* WRITTEN PROBLEM *
Repeat the material exactly from its first line to the line that includes "import numpy as np". Skip pictures.

* INFORMATION PROVIDED *

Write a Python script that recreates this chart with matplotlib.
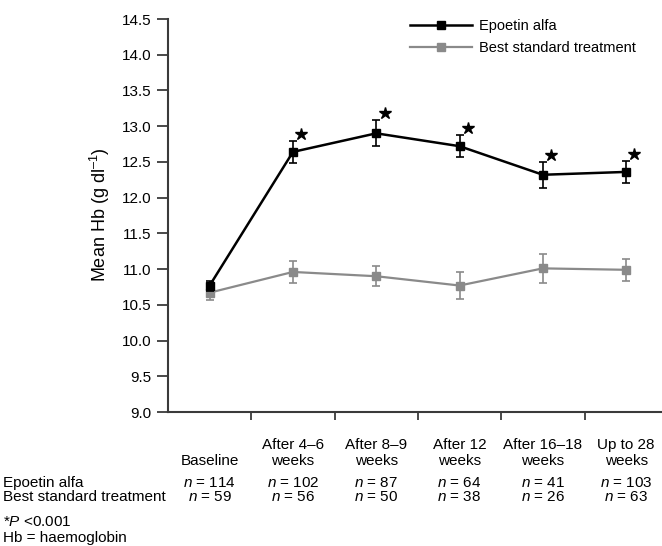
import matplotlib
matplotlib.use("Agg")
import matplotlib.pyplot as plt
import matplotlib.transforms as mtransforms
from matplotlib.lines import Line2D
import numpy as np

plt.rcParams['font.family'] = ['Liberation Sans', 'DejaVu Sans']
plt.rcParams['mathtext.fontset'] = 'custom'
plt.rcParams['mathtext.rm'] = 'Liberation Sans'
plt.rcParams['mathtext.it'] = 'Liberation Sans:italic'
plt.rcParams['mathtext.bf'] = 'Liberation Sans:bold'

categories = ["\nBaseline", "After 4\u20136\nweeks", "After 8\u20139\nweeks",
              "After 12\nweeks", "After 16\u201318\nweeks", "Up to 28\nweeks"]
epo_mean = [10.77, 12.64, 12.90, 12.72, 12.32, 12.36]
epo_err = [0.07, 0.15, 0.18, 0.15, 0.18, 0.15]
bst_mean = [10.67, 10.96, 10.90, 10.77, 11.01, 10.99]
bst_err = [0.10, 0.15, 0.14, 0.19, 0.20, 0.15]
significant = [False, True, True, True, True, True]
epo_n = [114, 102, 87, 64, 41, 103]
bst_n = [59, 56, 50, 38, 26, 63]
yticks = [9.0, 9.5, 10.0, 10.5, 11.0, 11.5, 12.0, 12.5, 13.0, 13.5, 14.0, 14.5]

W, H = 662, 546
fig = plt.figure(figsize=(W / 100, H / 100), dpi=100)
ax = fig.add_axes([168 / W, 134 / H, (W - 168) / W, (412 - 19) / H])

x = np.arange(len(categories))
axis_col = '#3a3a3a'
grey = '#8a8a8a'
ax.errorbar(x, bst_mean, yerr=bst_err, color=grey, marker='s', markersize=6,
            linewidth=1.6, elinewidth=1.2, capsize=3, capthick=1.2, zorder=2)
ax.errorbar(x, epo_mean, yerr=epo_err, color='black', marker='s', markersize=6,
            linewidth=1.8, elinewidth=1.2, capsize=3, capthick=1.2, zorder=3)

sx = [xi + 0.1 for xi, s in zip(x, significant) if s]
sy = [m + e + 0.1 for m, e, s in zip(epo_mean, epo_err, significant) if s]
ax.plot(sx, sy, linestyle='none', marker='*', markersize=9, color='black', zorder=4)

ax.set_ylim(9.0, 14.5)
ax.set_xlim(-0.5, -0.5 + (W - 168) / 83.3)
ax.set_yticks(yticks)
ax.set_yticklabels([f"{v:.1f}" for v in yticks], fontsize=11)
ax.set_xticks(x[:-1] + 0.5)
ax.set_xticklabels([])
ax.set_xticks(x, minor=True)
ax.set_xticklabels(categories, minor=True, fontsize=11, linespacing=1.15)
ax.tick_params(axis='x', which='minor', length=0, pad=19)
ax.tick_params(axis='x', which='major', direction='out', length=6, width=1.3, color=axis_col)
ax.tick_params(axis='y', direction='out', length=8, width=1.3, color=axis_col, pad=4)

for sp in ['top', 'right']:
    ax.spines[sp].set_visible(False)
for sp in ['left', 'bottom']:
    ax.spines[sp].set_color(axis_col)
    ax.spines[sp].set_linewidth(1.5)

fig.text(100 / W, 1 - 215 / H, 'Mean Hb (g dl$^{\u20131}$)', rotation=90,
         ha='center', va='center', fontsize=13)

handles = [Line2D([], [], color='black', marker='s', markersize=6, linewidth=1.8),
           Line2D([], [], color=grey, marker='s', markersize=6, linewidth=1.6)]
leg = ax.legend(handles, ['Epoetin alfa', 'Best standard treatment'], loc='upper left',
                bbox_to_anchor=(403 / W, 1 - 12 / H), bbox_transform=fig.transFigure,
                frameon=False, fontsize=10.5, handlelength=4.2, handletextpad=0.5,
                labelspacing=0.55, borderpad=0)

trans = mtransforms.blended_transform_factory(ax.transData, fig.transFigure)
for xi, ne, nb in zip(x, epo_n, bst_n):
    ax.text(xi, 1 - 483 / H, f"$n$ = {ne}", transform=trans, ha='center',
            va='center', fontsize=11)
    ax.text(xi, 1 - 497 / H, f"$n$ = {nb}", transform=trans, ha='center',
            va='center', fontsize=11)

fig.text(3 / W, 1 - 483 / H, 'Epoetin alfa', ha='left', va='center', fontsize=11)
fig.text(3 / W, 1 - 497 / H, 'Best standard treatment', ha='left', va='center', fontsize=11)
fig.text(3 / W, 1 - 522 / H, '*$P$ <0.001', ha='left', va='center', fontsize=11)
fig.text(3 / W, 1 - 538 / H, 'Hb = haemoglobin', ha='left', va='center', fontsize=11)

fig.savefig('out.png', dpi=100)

* TASK RESULT *
Write a Python script that recreates this chart with matplotlib.
import matplotlib
matplotlib.use("Agg")
import matplotlib.pyplot as plt
import matplotlib.transforms as mtransforms
from matplotlib.lines import Line2D
import numpy as np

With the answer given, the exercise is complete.